Ted Hope, producer and former co-head of movies at Amazon Studios, offered a glimpse of hope for the documentary film industry while discussing streaming opportunities at Danish doc fest CPH:DOX on Tuesday.
The discussion was part of the festival’s CHP:Conference program and its series of talks entitled “Redistribution:Economy,” which seeks to explore new economic models in the wake of the COVID pandemic that has laid bare the unequal nature of the global economy.
Documentaries stand to benefit from both big global streamers that are constantly looking to build their audiences as well as from specialized platforms targeting specific viewers, Hope said. He cautioned, however, that the big players prefer documentaries with mass appeal. The proliferation of niche platforms catering to specialized audiences is offering greater opportunities for more distinct fare.
One of the key things to recognize is the streamers’ need for a “targeted audience at a low price point,” he stressed. “That’s basically the equation for efficiency. The most valuable type of audience member for a streamer is the new audience member. How do you attract new people to the platform? People that are not only passionate about something but have actually displayed their passion in a predictable way, are ripe precisely for that acquisition.”

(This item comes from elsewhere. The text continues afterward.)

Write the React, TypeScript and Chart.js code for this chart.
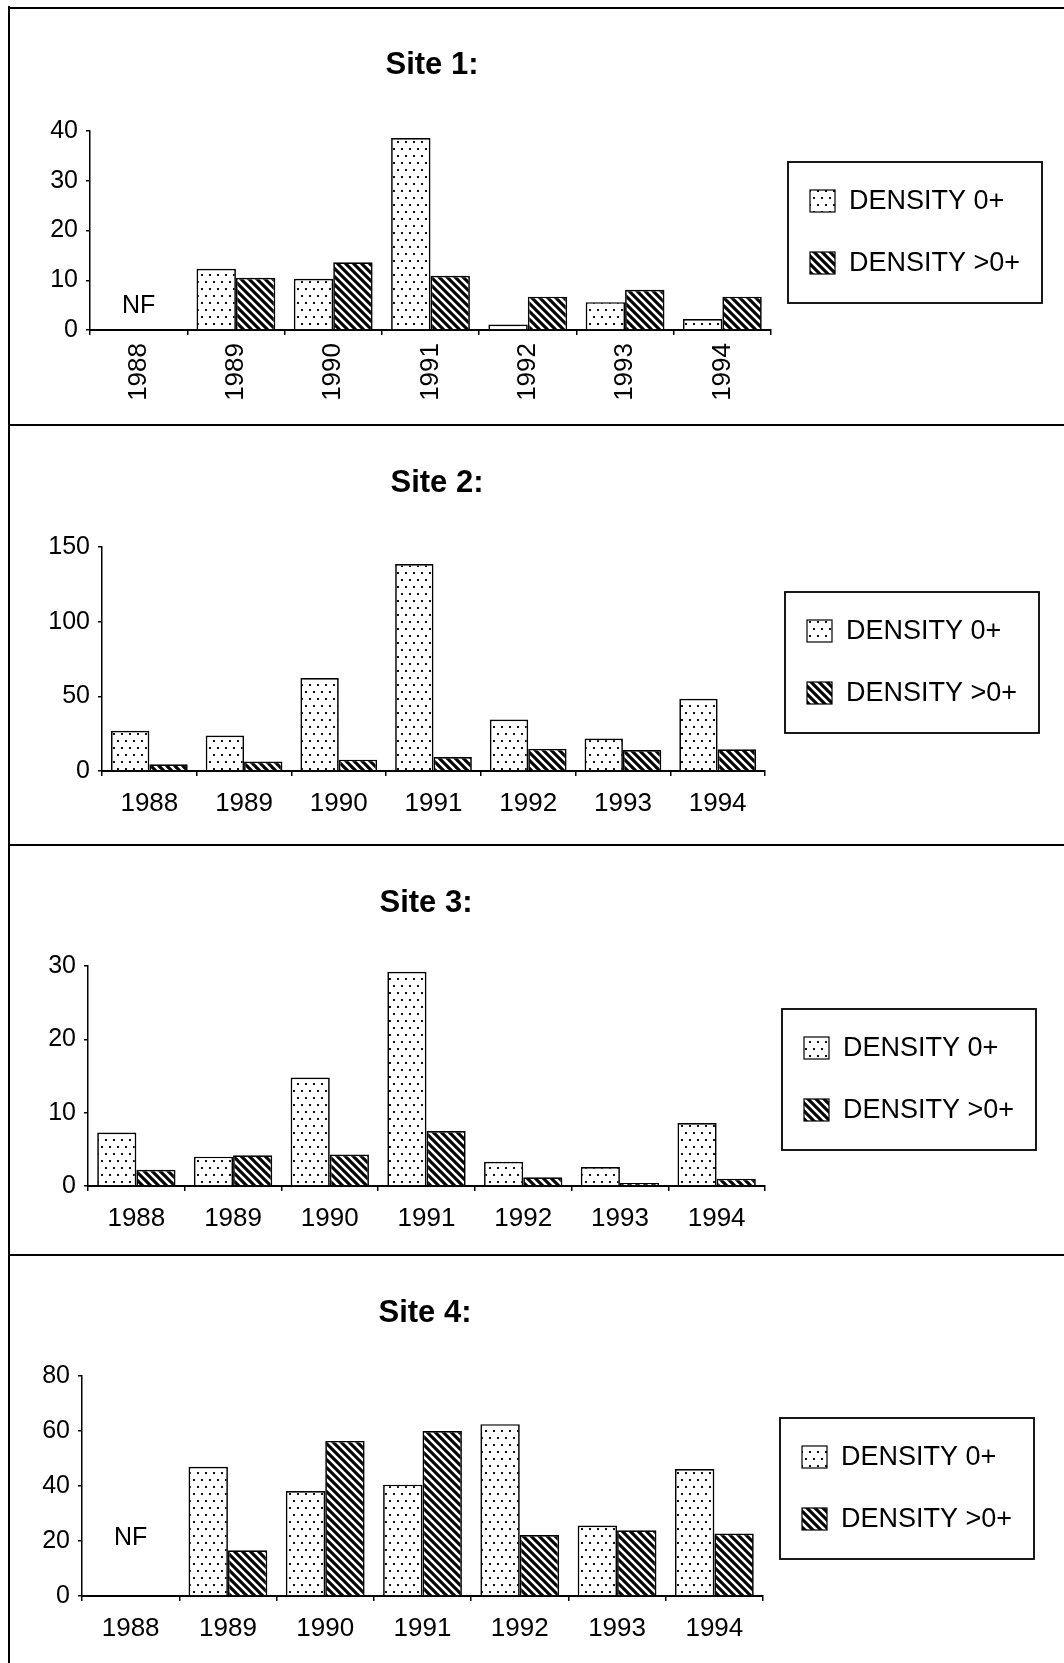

Hope emphasized how different the business goals of streamers are from the world of exhibition. “It’s not profit and loss so much as customer acquisition. Drilling down to what that means I think reveals a lot.”

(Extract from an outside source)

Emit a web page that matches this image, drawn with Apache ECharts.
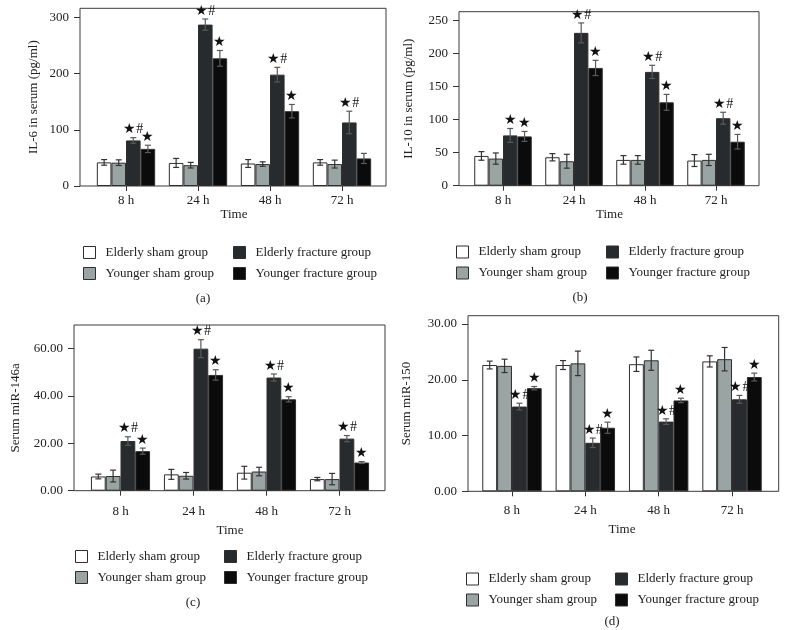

While documentaries may not cost a lot and they may bring on a specific new audience to that platform, streamers have to contend with the fact that that a specific audience is not very large and will have to ensure similar or related content is available in order to retain them, he said.
“The question then becomes, is documentary itself a strong enough cohort to allow the multitude of titles to keep somebody on that platform.”
He added, “The global streaming business is not about curation, it is not about discovery, and it is not about adding value around a specific title. That’s a nice dream that all cinephiles have, but it’s something much different than that business because the business of global streaming is about customer acquisition and the best way to do that is to get people to all do the same thing.”
The interfaces, Hope noted, “are all designed to promote the shiny and the new.” The algorithm is not giving you more of what you actually want, he explained. It’s more about designing a system to make everyone like what they get, not get what they like.
That results in a bias for the widest possible audience, which in turn leads to more conceptual and high-concept fare, such as “Tiger King” and even “My Octopus Teacher.”
“As much as those shows or films have been lauded to some degree, you see that what they’re aiming for is very clearly a wide audience. It’s not surprising. That is of course Netflix’s business goal.”
“That’s a super big challenge for us as creators,” he added. “How do we continue to have an emphasis on quality, on impact, on uniqueness and distinction in a world that is dominated by eight global streamers and they are all trying to get the widest possible audience?
“How long will it take till we actually start to care about the retention of those customers and matching people with the right things?”
That is when a secondary platform with curation, discovery and value enhancement comes into play, he added.
Hope stepped down from Amazon last year and is set to join the faculty of Arizona State University’s Thunderbird School of Global Management to co-lead a graduate program in Los Angeles this fall.